Text: Aukje van Gerven
Photos: Simon Collier, Valeria Roselli, Aukje van Gerven, Bruno D'Amicis
It is such a well-known phrase by John Muir: ‘The Mountains are calling, and I must go’. As a mountain lover, I deeply feel this when I have not been in the mountains for a while.
I’ve travelled to plenty of mountainous areas, and they are all beautiful in their own way. But the Central Apennines in Italy have a special place in my heart. I’m not sure if it’s the inspiring mountain vista’s, the omnipresent wildlife, or the Italian food and wine, but it is such a wonderful place to visit.
So lucky me, last week I was en route to Rome again. Rome is an amazing city where history is all around you, but there was no time to see it this time. I travelled as a small team with our lead guide and trainer Simon Collier and we only had a short few days to have discussions with the local Rewilding Apennines team, prepare for the rewilding field training next year, and visit new accommodation and tourism experiences.
The local Rewilding teams in all rewilding areas are doing an amazing job. The Rewilding Apennines team is no exception, and it was great to hear from Mario Cipollone, Valerio Reale, and Angela Tavone what they are working on in the area, their commitment and efforts to the projects they’re working on.
The team from our tourism partner Wildlife Adventures is equally inspiring – dedicated to responsible tourism, and always willing to think with us and give guests the best experience possible.
We left for the Terraegna (or Bisegna) mountain refuge with guides Umberto Esposito and Valeria Roselli, and photographer Bruno D’Amicis in the afternoon, and once we reached the hut, went straight out again for a hike. We were incredibly lucky, as the mating season of deer had just started here. Within an hour, we reached an area where we could hear the bell of the male deer. Taking out our binoculars, we could also clearly see them, an impressive sight.
We hiked out a bit further and a bit higher and on several occasions, the bell warned us that a stag was coming our way. It is a mighty sight when you see the antlers first coming from behind a hill or the horizon. Plenty of female deer provided an interested audience to the power display of the males. We stayed for a while to listen and just be - in awe of nature. A beautiful pink sunset accompanied us on the way back to the refuge.
A stay in the Terraegna refuge is a treat – when you arrive back from your wanderings, the fire will crackle and the smell of good hearty Italian food will make your mouth water. Our third guide – Linda Costi - had stayed behind to make sure the beds were made and we could enjoy a lovely dinner.
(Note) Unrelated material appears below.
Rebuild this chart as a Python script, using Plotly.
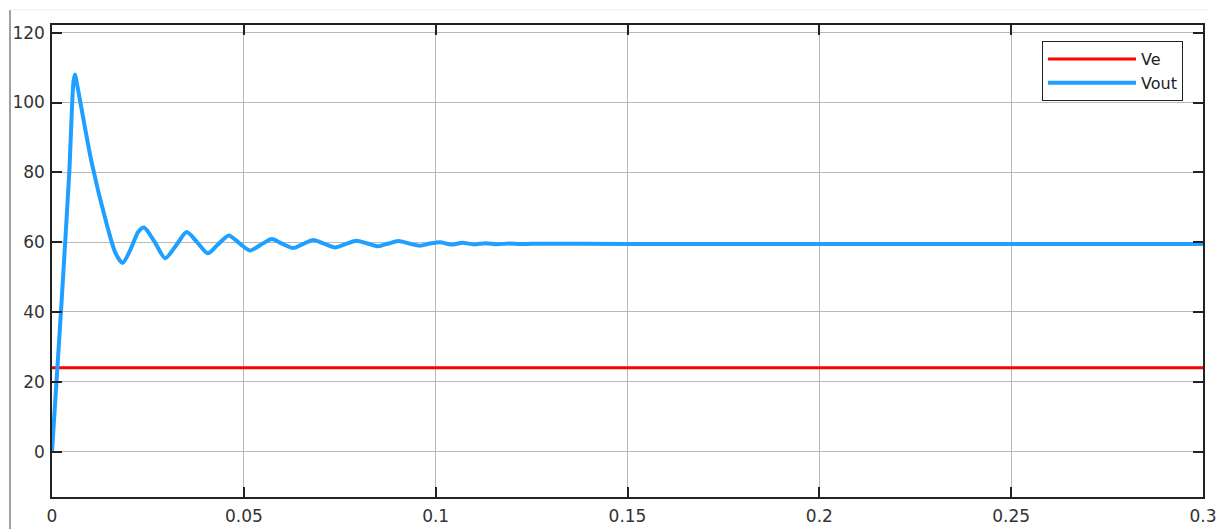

But first, a glass of wine. A few more would follow that evening, enjoyed around the campfire outside. When you looked up, you’d see a sky full of stars. What a magic day.
The next morning, we got up before sunrise. Italians enjoy just a cup of strong coffee in the morning and then head out in search of more wildlife. Upon return, we could enjoy breakfast with local cheeses, jams, yoghurt, and bread. It was time to return back to the village of Pescasseroli, pick up our luggage, and drive to Scanno. The bioagriturismo here is a potential option for accommodation and we enjoyed another lunch with a lot of cheese and pasta (when in Italy…) and looked at the rooms. Unfortunately, we did not have much time to explore the surroundings, because we were due to visit the Tirino Valley that afternoon.
Just an hour north of the Abruzzo, there are more interesting places to visit if you are in the area.
The Tirino area has the benefit that it has a beautiful crystal clear river flowing through it, so we put our life vests on and enjoyed an hour on the water. Right next door is the local riding stables and exploring the mountains on horseback is one of my favorite things to do.
The afternoon was wrapped up by meeting new local entrepreneurs and enjoying more wine, cheese, and bread around a fire. It gave a good impression of what is possible in the area.
We met up with the Rewilding Apennines team again that evening, in the beautiful Agriturismo of Terre di Solina. Dinner was a special experience with local products from the vineyard and the surrounding farms. The lovely host and rooms made sure that we would return here. The next day, the drive back to Rome was on the agenda. This short visit once again reminded me that the Central Apennines never disappoint, and I can’t wait to go back next year.
The mountains had been calling, and I got to go.